Mais on ne va pas se leurrer entièrement. Ce n’est pas un livre parfait pour tout le monde. Et même pour moi. Déjà, le fait qu’il n’y ait pas de personnages hyper fouillés car ce sont des archétypes de personnalité. Leur histoire, leur chemin de vie n’est pas si importante en fait. Et je sais que beaucoup n’apprécieront pas ce type de récits car la norme est bien d’avoir un héros ou une héroïne assez classique.

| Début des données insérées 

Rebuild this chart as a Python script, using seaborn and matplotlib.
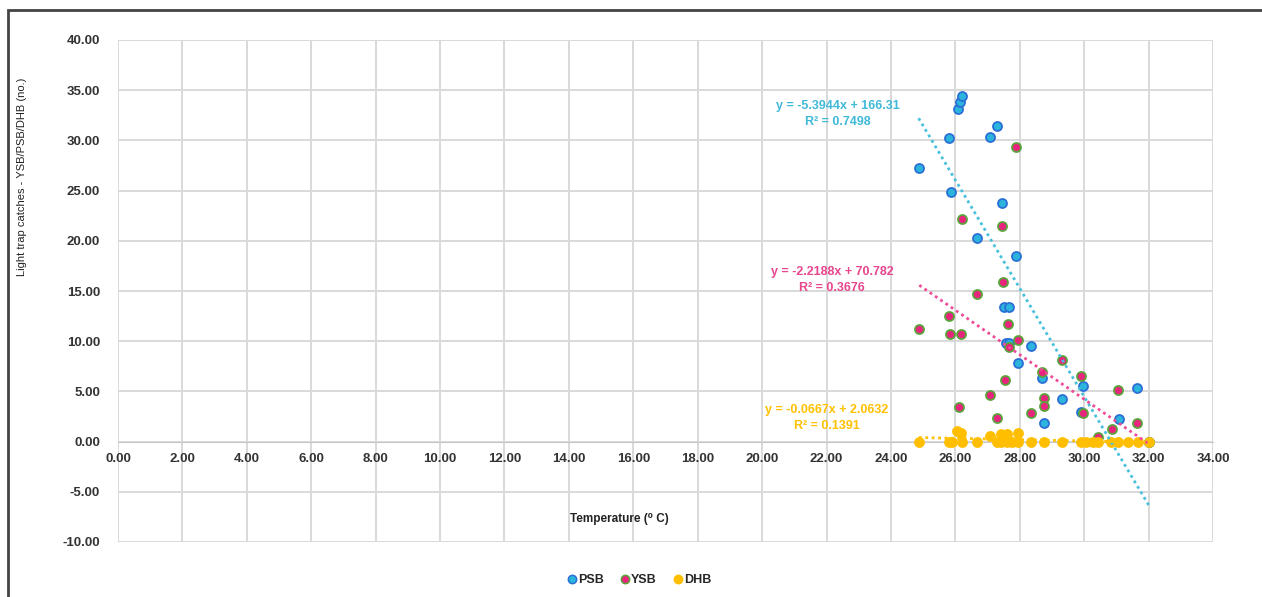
import matplotlib
matplotlib.use("Agg")
import matplotlib.pyplot as plt
import numpy as np
import pandas as pd
import seaborn as sns
from matplotlib.lines import Line2D
from matplotlib.patches import Rectangle

# PSB (x = temperature, y = catches)
psb_temp = [24.86, 25.80, 25.86, 26.07, 26.15, 26.20, 26.68, 27.07, 27.30, 27.46,
            27.87, 27.51, 27.67, 27.56, 27.67, 28.34, 27.95, 28.70, 28.75, 29.32,
            29.95, 29.90, 31.07, 31.65, 32.00]
psb_catch = [27.3, 30.2, 24.9, 33.1, 33.8, 34.4, 20.3, 30.3, 31.4, 23.75,
             18.5, 13.4, 13.45, 9.85, 9.85, 9.5, 7.8, 6.35, 1.9, 4.2,
             5.5, 2.95, 2.25, 5.3, 0.0]

# YSB
ysb_temp = [24.88, 25.80, 25.83, 26.11, 26.16, 26.20, 26.68, 27.08, 27.30, 27.46,
            27.48, 27.53, 27.62, 27.67, 27.87, 27.95, 28.34, 28.70, 28.75, 28.75,
            29.32, 29.90, 29.95, 30.44, 30.85, 31.05, 31.64, 32.00]
ysb_catch = [11.25, 12.5, 10.7, 3.4, 10.7, 22.2, 14.7, 4.6, 2.4, 21.5,
             15.9, 6.1, 11.7, 9.45, 29.3, 10.1, 2.8, 6.9, 4.35, 3.55,
             8.1, 6.5, 2.8, 0.45, 1.25, 5.1, 1.9, 0.0]

# DHB
dhb_temp = [26.06, 26.18, 27.08, 27.43, 27.60, 27.95,
            24.87, 25.80, 25.90, 26.20, 26.68, 27.30, 27.41, 27.60, 27.77, 27.93,
            28.34, 28.75, 29.32, 29.90, 30.06, 30.26, 30.43, 30.83, 31.04, 31.35,
            31.66, 32.02]
dhb_catch = [1.05, 0.9, 0.6, 0.8, 0.8, 0.85,
             0, 0, 0, 0, 0, 0, 0, 0, 0, 0,
             0, 0, 0, 0, 0, 0, 0, 0, 0, 0,
             0, 0]

# trendline coefficients as printed on the chart
series_names = ["PSB", "YSB", "DHB"]
slopes = [-5.3944, -2.2188, -0.0667]
intercepts = [166.31, 70.782, 2.0632]
r_squared = ["0.7498", "0.3676", "0.1391"]
eq_labels = ["y = -5.3944x + 166.31", "y = -2.2188x + 70.782", "y = -0.0667x + 2.0632"]

x_ticks = np.arange(0, 34.01, 2)
y_ticks = np.arange(-10, 40.01, 5)

fill_cols = ["#2bb5dc", "#e8247c", "#ffbf00"]
edge_cols = ["#2a6fd6", "#5aa33c", "#ffbf00"]
line_cols = ["#48c0dc", "#ee4c98", "#ffc000"]
text_cols = ["#3fb9d8", "#e8468e", "#ffc000"]

sns.set_style("white")
plt.rcParams["font.family"] = ["Liberation Sans", "DejaVu Sans"]

fig = plt.figure(figsize=(12.62, 5.97), dpi=100)
ax = fig.add_axes([118 / 1262, 1 - 542 / 597, 1095 / 1262, 502 / 597])

data = [(psb_temp, psb_catch), (ysb_temp, ysb_catch), (dhb_temp, dhb_catch)]
for i, (tx, cy) in enumerate(data):
    df = pd.DataFrame({"temp": tx, "catch": cy})
    sns.scatterplot(data=df, x="temp", y="catch", ax=ax, s=42, color=fill_cols[i],
                    edgecolor=edge_cols[i], linewidth=1.3, zorder=3 + i, legend=False)

for i, (tx, cy) in enumerate(data):
    xs = np.array([min(tx), max(tx)])
    ax.plot(xs, slopes[i] * xs + intercepts[i], ls=(0, (1, 1.3)), lw=2,
            color=line_cols[i], zorder=7)

# equation labels
eq_pos = [(838, 114), (832, 280), (827, 418)]
for i, (px, py) in enumerate(eq_pos):
    fig.text(px / 1262, 1 - py / 597, eq_labels[i] + "\nR² = " + r_squared[i],
             ha="center", va="center", fontsize=9, fontweight="bold",
             color=text_cols[i], linespacing=1.45)

ax.set_xlim(0, 34)
ax.set_ylim(-10, 40)
ax.set_xticks(x_ticks)
ax.set_yticks(y_ticks)
ax.set_xticklabels([f"{v:.2f}" for v in x_ticks])
ax.set_yticklabels([f"{v:.2f}" for v in y_ticks])
ax.grid(True, color="#d9d9d9", lw=1.4)
ax.set_axisbelow(True)
for s in ["top", "right", "left"]:
    ax.spines[s].set_visible(False)
ax.spines["bottom"].set_position(("data", 0))
ax.spines["bottom"].set_color("#c8c8c8")
ax.tick_params(axis="both", length=0, labelsize=9.5, labelcolor="#333333")
ax.tick_params(axis="x", pad=8)
ax.tick_params(axis="y", pad=13)
for lab in ax.get_xticklabels() + ax.get_yticklabels():
    lab.set_fontweight("bold")

ax.set_xlabel("Temperature (⁰ C)", fontsize=8.5, fontweight="bold", color="#222222")
ax.xaxis.set_label_coords(0.458, 0.058)
ax.set_ylabel("Light trap catches - YSB/PSB/DHB (no.)", fontsize=8, color="#222222")
ax.yaxis.set_label_coords(-0.083, 0.727)

handles = [Line2D([], [], ls="", marker="o", markersize=6, markerfacecolor=fill_cols[i],
                  markeredgecolor=edge_cols[i], markeredgewidth=1.1) for i in range(3)]
leg = fig.legend(handles, series_names, loc="center", ncol=3, frameon=False,
                 bbox_to_anchor=(638 / 1262, 1 - 580 / 597), handletextpad=-0.1,
                 handlelength=1.2, columnspacing=1.1, prop={"weight": "bold", "size": 9})

fig.patches.append(Rectangle((8 / 1262, -0.1), 1.2, 1 - 10 / 597 + 0.1, transform=fig.transFigure,
                             fill=False, edgecolor="#444444", lw=2))

fig.savefig("out.png", dpi=100)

Il y a aussi quelques longueurs. On sent parfois que l’auteur s’interroge, tâtonne un peu sur certaines idées et sur certaines périodes historiques. J’avoue que parfois, je me demandais où l’auteur voulait aller. Un peu comme dans un Stephen King où vous vous dites que l’auteur ne sait pas vraiment écrire une fin et s’arrêter au bon moment. Pour ma part, c’est totalement OK car je laisse mûrir le récit dans mon esprit et il continue son chemin. Tout simplement.
Pour moi, c’est un livre à interrogations. Un livre fait de curiosités car on se pose de bonnes questions en lisant Chroniques des Années noires. On se remet en cause soi-même et on remet en cause la période dans laquelle on vit. C’est un roman pour prendre du recul, tout simplement.
Alors, que lire après Chroniques des Années noires de Kim Stanley Robinson ?
Excellente question !
- La première uchronie qui me vient et qui a extrêmement bien fonctionné, que ce soit en livre ou en série, c’est Le Maître du Haut Château de Philip K. Dick. On imagine un monde où l’Allemagne nazie a gagné la guerre et on voit ce qui se passe au niveau géopolitique
- J’adore l’espace et même si Chronique des Années noires n’en parle pas du tout, on va en ajouter un petit peu avec Voyage de Stephen Baxter. Pour moi, c’est sûrement l’uchronie qui a en partie inspiré la Série For All Mankind que je vous conseille. Et en gros, c’est de se demander : et si les Américains avaient continué la conquête spatiale pour aller sur Mars ? Qu’est-ce que cela implique pour le progrès technologique, mais aussi les forces politiques en cours.
- Et parce que je ne peux pas vous laisser sans une uchronie écrite par une femme incroyable, je vous redirigerai sur Le Cercle de Farthing de Joe Walton. On reste sur l’Angleterre avec un meurtre en 1949. Le Royaume Uni avait signé une paix avec le Troisième Reich et tout dans ce meurtre désigne un membre de la communité juive. Et on voit les conséquences de tout cela au travers de l’enquête. Ce roman est le premier de la trilogie de Subtil changement.